When you're young and in good health, it might feel macabre or useless to have life insurance. No one needs a reminder of their mortality in their paycheck deductions. These policies aren't just another line item, however, and understanding how they can help you can lead you to the right plan for you.
First of all, life insurance has many potential uses. It can cover the cost of a funeral, but it can also serve as an investment: Several name-brand companies' founders cashed out their life insurance policies in order to fund their ventures, including Walt Disney, McDonalds' Ray Kroc, and James Cash Penney. But by and large, life insurance is for those you leave behind.
This fact actually drives what kind of plan to buy into and whether you need life insurance at all. Some financial planners advise that if you're single or without any dependents, you could skip life insurance altogether (unless your status changes). People with families, on the other hand, should look into a plan that provides about seven times their annual salaries, plus a little extra for certain big expenses.

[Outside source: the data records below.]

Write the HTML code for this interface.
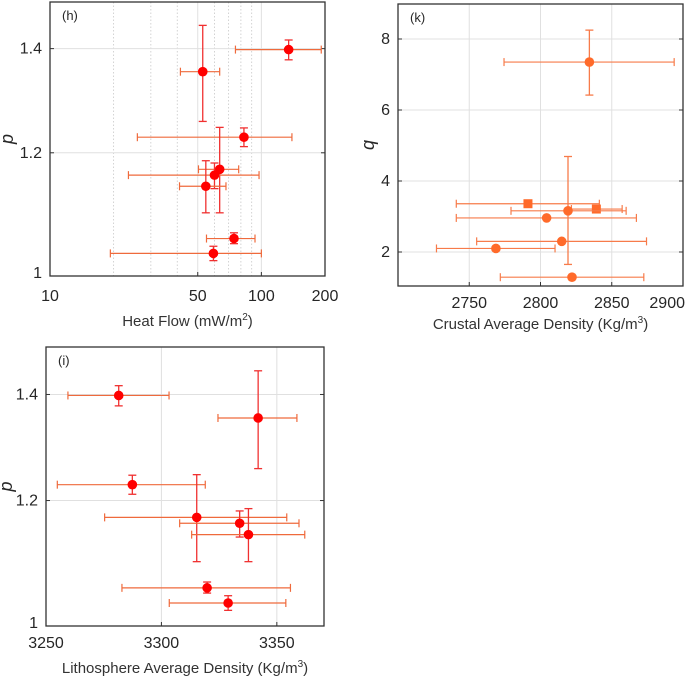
<!DOCTYPE html>
<html><head><meta charset="utf-8"><style>
html,body{margin:0;padding:0;background:#fff;}
svg{display:block;font-family:"Liberation Sans",sans-serif;}
</style></head><body>
<svg id="fig" width="685" height="680" viewBox="0 0 685 680" xmlns="http://www.w3.org/2000/svg"></svg>
<script>
// Panel h: Heat flow vs p (log-log)
const hX=[134.6,52.8,82.7,63.5,60.0,54.6,74.2,59.3];
const hXlo=[75.4,41.4,25.9,50.4,23.5,41.0,55.0,19.3];
const hXhi=[192,63.5,139.5,78.1,97.5,68.0,93.3,100];
const pY=[1.398,1.353,1.228,1.171,1.161,1.142,1.057,1.034];
const pYlo=[1.377,1.257,1.211,1.098,1.138,1.098,1.049,1.023];
const pYhi=[1.418,1.449,1.245,1.246,1.182,1.186,1.066,1.045];
// Panel i: lithosphere density (same p values)
const iX=[3281.5,3341.9,3287.4,3315.3,3333.9,3337.7,3319.8,3328.9];
const iXlo=[3259.5,3324.5,3254.9,3275.4,3307.9,3313.1,3282.9,3303.4];
const iXhi=[3303.3,3358.7,3319,3354.3,3359.6,3362.1,3355.9,3353.9];
// Panel k: crustal density vs q
const kX=[2834.3,2791.2,2839.2,2819.3,2804.3,2814.9,2768.7,2822.1];
const kXlo=[2774.4,2740.9,2821.7,2779.3,2740.9,2755.2,2727,2771.8];
const kXhi=[2893.8,2841.3,2857.3,2860.1,2867.3,2874.4,2810.2,2872.5];
const kY=[7.35,3.36,3.21,3.16,2.96,2.30,2.10,1.29];
const kYlo=[6.42,3.36,3.21,1.65,2.96,2.30,2.10,1.29];
const kYhi=[8.25,3.36,3.21,4.69,2.96,2.30,2.10,1.29];
const kShape=['c','s','s','c','c','c','c','c'];
const hXticks=[10,50,100,200];
const hMinor=[20,30,40,60,70,80,90];
const pTicks=[1,1.2,1.4];
const iXticks=[3250,3300,3350];
const kXticks=[2750,2800,2850,2900];
const kYticks=[2,4,6,8];

const NS='http://www.w3.org/2000/svg';
const svg=document.getElementById('fig');
function el(tag,attrs,parent){const e=document.createElementNS(NS,tag);for(const k in attrs)e.setAttribute(k,attrs[k]);(parent||svg).appendChild(e);return e;}
function txt(s,x,y,opt,parent){const t=el('text',Object.assign({x:x,y:y,'font-size':16,fill:'#262626','text-anchor':'middle'},opt||{}),parent);t.textContent=s;return t;}
function linS(d0,d1,p0,p1){return v=>p0+(v-d0)/(d1-d0)*(p1-p0);}
function logS(d0,d1,p0,p1){return v=>p0+(Math.log10(v)-Math.log10(d0))/(Math.log10(d1)-Math.log10(d0))*(p1-p0);}

function panel(name,box,sx,sy,xt,yt,minor,xlab,ylab,tag,tickY,labY,ylabX){
  const g=el('g',{});
  
  
  const [L,T,R,B]=box;
  el('rect',{x:L,y:T,width:R-L,height:B-T,fill:'#fff'},g);
  minor.forEach(v=>{const l=el('line',{x1:sx(v),x2:sx(v),y1:T,y2:B,stroke:'#c8c8c8','stroke-width':0.8,'stroke-dasharray':'1.5,2'},g);
    });
  xt.forEach(v=>{const x=sx(v);
    const gl=el('line',{x1:x,x2:x,y1:T,y2:B,stroke:'#e0e0e0','stroke-width':1},g);
    
    el('line',{x1:x,x2:x,y1:B,y2:B-4,stroke:'#333'},g);
    let anchor='middle';if(x>R-2&&v===2900)anchor='end';
    const t=txt(String(v),anchor==='end'?R+2:x,tickY,{'text-anchor':anchor},g);
    });
  yt.forEach(v=>{const y=sy(v);
    const gl=el('line',{x1:L,x2:R,y1:y,y2:y,stroke:'#e0e0e0','stroke-width':1},g);
    
    el('line',{x1:L,x2:L+4,y1:y,y2:y,stroke:'#333'},g);
    el('line',{x1:R,x2:R-4,y1:y,y2:y,stroke:'#333'},g);
    const t=txt(String(v),L-8,y+(v===1?2:5),{'text-anchor':'end'},g);
    });
  const f=el('rect',{x:L,y:T,width:R-L,height:B-T,fill:'none',stroke:'#333','stroke-width':1.3},g);
  
  const tg=txt(tag,L+12,T+18,{'font-size':13,'text-anchor':'start'},g);
  
  const xl=el('text',{x:(L+R)/2,y:labY,'font-size':15,fill:'#333','text-anchor':'middle'},g);
  xl.innerHTML=xlab;
  
  const yl=txt(ylab,ylabX,(T+B)/2,{'font-size':18,'font-style':'italic',transform:`rotate(-90 ${ylabX} ${(T+B)/2})`},g);
  
  return g;
}
function errbar(g,x,y,x0,x1,y0,y1,cx,cy,cm,shape){
  const p=el('g',{},g);
  
  
  el('line',{x1:x0,x2:x1,y1:y,y2:y,stroke:cx,'stroke-width':1.2},p);
  el('line',{x1:x0,x2:x0,y1:y-4,y2:y+4,stroke:cx,'stroke-width':1.2},p);
  el('line',{x1:x1,x2:x1,y1:y-4,y2:y+4,stroke:cx,'stroke-width':1.2},p);
  if(Math.abs(y1-y0)>1){
    el('line',{x1:x,x2:x,y1:y0,y2:y1,stroke:cy,'stroke-width':1.3},p);
    el('line',{x1:x-4,x2:x+4,y1:y0,y2:y0,stroke:cy,'stroke-width':1.3},p);
    el('line',{x1:x-4,x2:x+4,y1:y1,y2:y1,stroke:cy,'stroke-width':1.3},p);
  }
  if(shape==='s') el('rect',{x:x-4.5,y:y-4.5,width:9,height:9,fill:cm},p);
  else el('circle',{cx:x,cy:y,r:4.8,fill:cm},p);
}
// Panel h
{const box=[50,2,325,276];
 const sx=logS(10,200,box[0],box[2]), sy=logS(1,1.5,box[3],box[1]);
 const g=panel('panel-h-heat-flow',box,sx,sy,hXticks,pTicks,hMinor,'Heat Flow (mW/m<tspan font-size="10" dy="-6">2</tspan><tspan dy="6">)</tspan>','p','(h)',301,326,13);
 for(let i=0;i<hX.length;i++) errbar(g,sx(hX[i]),sy(pY[i]),sx(hXlo[i]),sx(hXhi[i]),sy(pYlo[i]),sy(pYhi[i]),'#ef6a3c','#f03030','#ff0000','c');}
// Panel k
{const box=[398,4,683,286];
 const sx=linS(2700,2900,box[0],box[2]), sy=linS(1,9,287.5,3.5);
 const g=panel('panel-k-crustal-density',box,sx,sy,kXticks,kYticks,[],'Crustal Average Density (Kg/m<tspan font-size="10" dy="-6">3</tspan><tspan dy="6">)</tspan>','q','(k)',308,329,374);
 for(let i=0;i<kX.length;i++) errbar(g,sx(kX[i]),sy(kY[i]),sx(kXlo[i]),sx(kXhi[i]),sy(kYlo[i]),sy(kYhi[i]),'#f77b4a','#f77b4a','#ff6a2a',kShape[i]);}
// Panel i
{const box=[46,347,324,626];
 const sx=linS(3250,3370,box[0],323), sy=logS(1,1.5,box[3],box[1]);
 const g=panel('panel-i-lithosphere-density',box,sx,sy,iXticks,pTicks,[],'Lithosphere Average Density (Kg/m<tspan font-size="10" dy="-6">3</tspan><tspan dy="6">)</tspan>','p','(i)',648,673,12);
 for(let i=0;i<iX.length;i++) errbar(g,sx(iX[i]),sy(pY[i]),sx(iXlo[i]),sx(iXhi[i]),sy(pYlo[i]),sy(pYhi[i]),'#ef6a3c','#f03030','#ff0000','c');}
</script>
</body></html>
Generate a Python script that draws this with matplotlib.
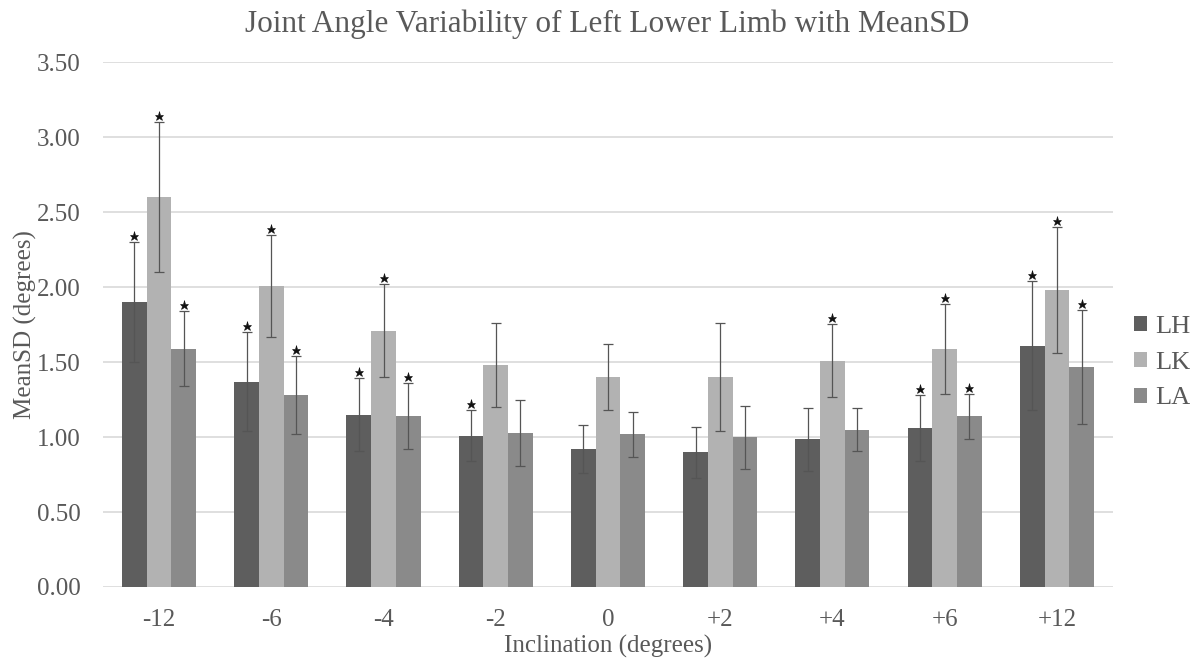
import matplotlib
matplotlib.use('Agg')
import matplotlib.pyplot as plt
import numpy as np

plt.rcParams['font.family'] = ['Liberation Serif', 'DejaVu Serif']

inclinations = ['-12', '-6', '-4', '-2', '0', '+2', '+4', '+6', '+12']
joints = ['LH', 'LK', 'LA']

lh_mean = [1.90, 1.37, 1.15, 1.01, 0.92, 0.90, 0.985, 1.06, 1.61]
lh_sd = [0.40, 0.33, 0.245, 0.17, 0.16, 0.17, 0.21, 0.22, 0.43]
lk_mean = [2.60, 2.01, 1.71, 1.48, 1.40, 1.40, 1.51, 1.59, 1.98]
lk_sd = [0.50, 0.34, 0.31, 0.28, 0.22, 0.36, 0.245, 0.30, 0.42]
la_mean = [1.59, 1.28, 1.14, 1.03, 1.02, 1.00, 1.05, 1.14, 1.47]
la_sd = [0.25, 0.26, 0.22, 0.22, 0.15, 0.21, 0.145, 0.15, 0.38]

# significance marks per joint (1 = star above the error bar)
lh_sig = [1, 1, 1, 1, 0, 0, 0, 1, 1]
lk_sig = [1, 1, 1, 0, 0, 0, 1, 1, 1]
la_sig = [1, 1, 1, 0, 0, 0, 0, 1, 1]

colors = ['#5e5e5e', '#b2b2b2', '#8a8a8a']
txt = '#595959'

fig = plt.figure(figsize=(12, 6.62), dpi=100)
ax = fig.add_axes([0.0858, 0.1133, 0.8417, 0.7927])

x = np.arange(len(inclinations))
w = 0.22
means = [lh_mean, lk_mean, la_mean]
sds = [lh_sd, lk_sd, la_sd]
sigs = [lh_sig, lk_sig, la_sig]

for i in range(3):
    xs = x + (i - 1) * w
    ax.bar(xs, means[i], w, color=colors[i], label=joints[i], zorder=2)
    ax.errorbar(xs, means[i], yerr=sds[i], fmt='none', ecolor='#555555',
                elinewidth=0.9, capsize=3.5, capthick=0.9, zorder=3)
    for xi, m, s, flag in zip(xs, means[i], sds[i], sigs[i]):
        if flag:
            ax.plot(xi, m + s + 0.04, marker='*', color='#111111',
                    markersize=6.5, markeredgewidth=0.4, linestyle='none', zorder=4)

ax.set_xlim(-0.5, len(inclinations) - 0.5)
ax.set_ylim(0, 3.5)
ax.set_yticks(np.arange(0, 3.51, 0.5))
ax.set_yticklabels(['%.2f' % v for v in np.arange(0, 3.51, 0.5)])
ax.set_xticks(x)
ax.set_xticklabels(inclinations)
ax.yaxis.grid(True, color='#d9d9d9', linewidth=1.2, zorder=0)
ax.set_axisbelow(True)
for sp in ax.spines.values():
    sp.set_visible(False)
ax.tick_params(axis='both', length=0, labelsize=18, labelcolor=txt)
ax.tick_params(axis='y', pad=16)
ax.tick_params(axis='x', pad=16)

ax.set_xlabel('Inclination (degrees)', fontsize=18, color=txt, labelpad=3)
ax.set_ylabel('MeanSD (degrees)', fontsize=18, color=txt, labelpad=0)
fig.suptitle('Joint Angle Variability of Left Lower Limb with MeanSD',
             fontsize=22.5, color=txt, x=0.506, y=0.985)

fig.legend(loc='center left', bbox_to_anchor=(0.925, 0.452), frameon=False,
           fontsize=19, labelcolor=txt, handlelength=0.5, handleheight=0.5,
           handletextpad=0.3, labelspacing=0.52)

plt.savefig('out.png', dpi=100)
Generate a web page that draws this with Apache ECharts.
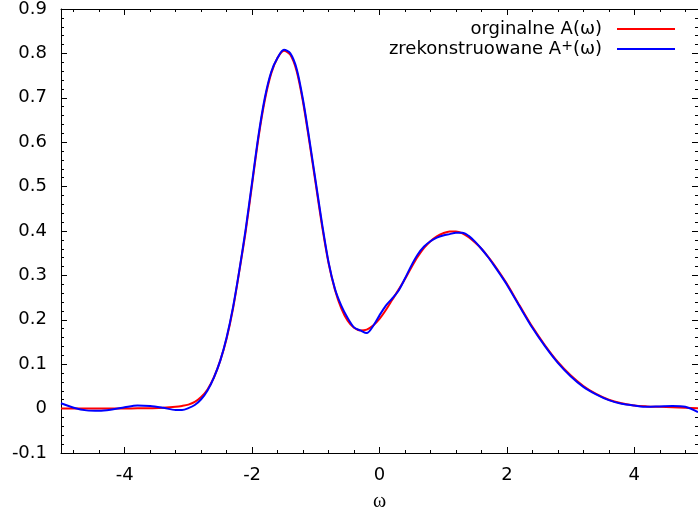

Whatever is on offer through your job might not cover that much, so check in with your HR department to be sure.
When you do choose a plan, you'll want to consider whether to buy term or permanent policies. Families tend to do well with term, which are only for a set amount of time and can be more easily cashed out. Permanent policies are more like bonds, with a value that grows slowly over time. Ultimately, life insurance tends to be very inexpensive for the return it offers in case of the worst. Don't overthink it — and don't put it off anymore either.